Odyssey 2020

The Speaker and Language Recognition Workshop

The 2019 NIST Speaker Recognition Evaluation CTS Challenge

Seyed Omid Sadjadi, Craig Greenberg, Elliot Singer, Douglas Reynolds, Lisa Mason, Jaime Hernandez-Cordero
In 2019, NIST conducted a leaderboard style speaker recognition challenge using conversational telephone speech (CTS) data extracted from the unexposed portion of the Call My Net 2 (CMN2) corpus previously used in the 2018 Speaker Recognition Evaluation (SRE). The CTS Challenge was organized in a similar manner to SRE18, except it offered only the open training condition. In addition, similar to the NIST i-vector challenge, the evaluation set consisted of two subsets: a progress subset, and a test subset. Trials for the progress subset comprised 30\% of the target speakers from the unexposed portion of the CMN2 corpus and was used to monitor progress on the leaderboard, while trials from the remaining 70\% of the speakers were allocated for the test subset, which was used to generate the official final results determined at the end of the challenge. Which subset (i.e., progress or test) a trial belonged to was unknown to challenge participants, and each system submission had to contain outputs for all of the trials.
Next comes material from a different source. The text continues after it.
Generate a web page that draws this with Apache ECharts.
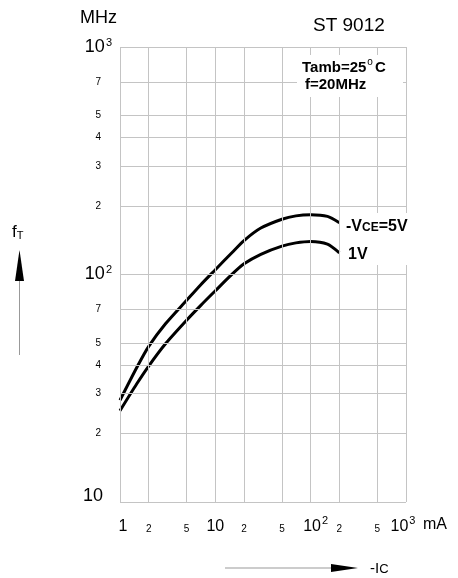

The CTS Challenge also served as a prerequisite for entrance to the main SRE19 whose primary task was audio-visual person recognition. A total of 67 organizations (forming 51 teams) from academia and industry participated in the CTS Challenge and submitted 1347 valid system outputs. This paper presents an overview of the evaluation and several analyses of system performance for all primary conditions in the CTS Challenge. Compared to the CTS track of SRE18, the SRE19 CTS Challenge results indicate remarkable improvements in performance which are mainly attributed to 1) the availability of large amounts of in-domain development data (publicly available and/or proprietary) from a large number of labeled speakers, 2) speaker representations (aka embeddings) extracted using extended and more complex end-to-end neural network frameworks, and 3) effective use of the provided large development set.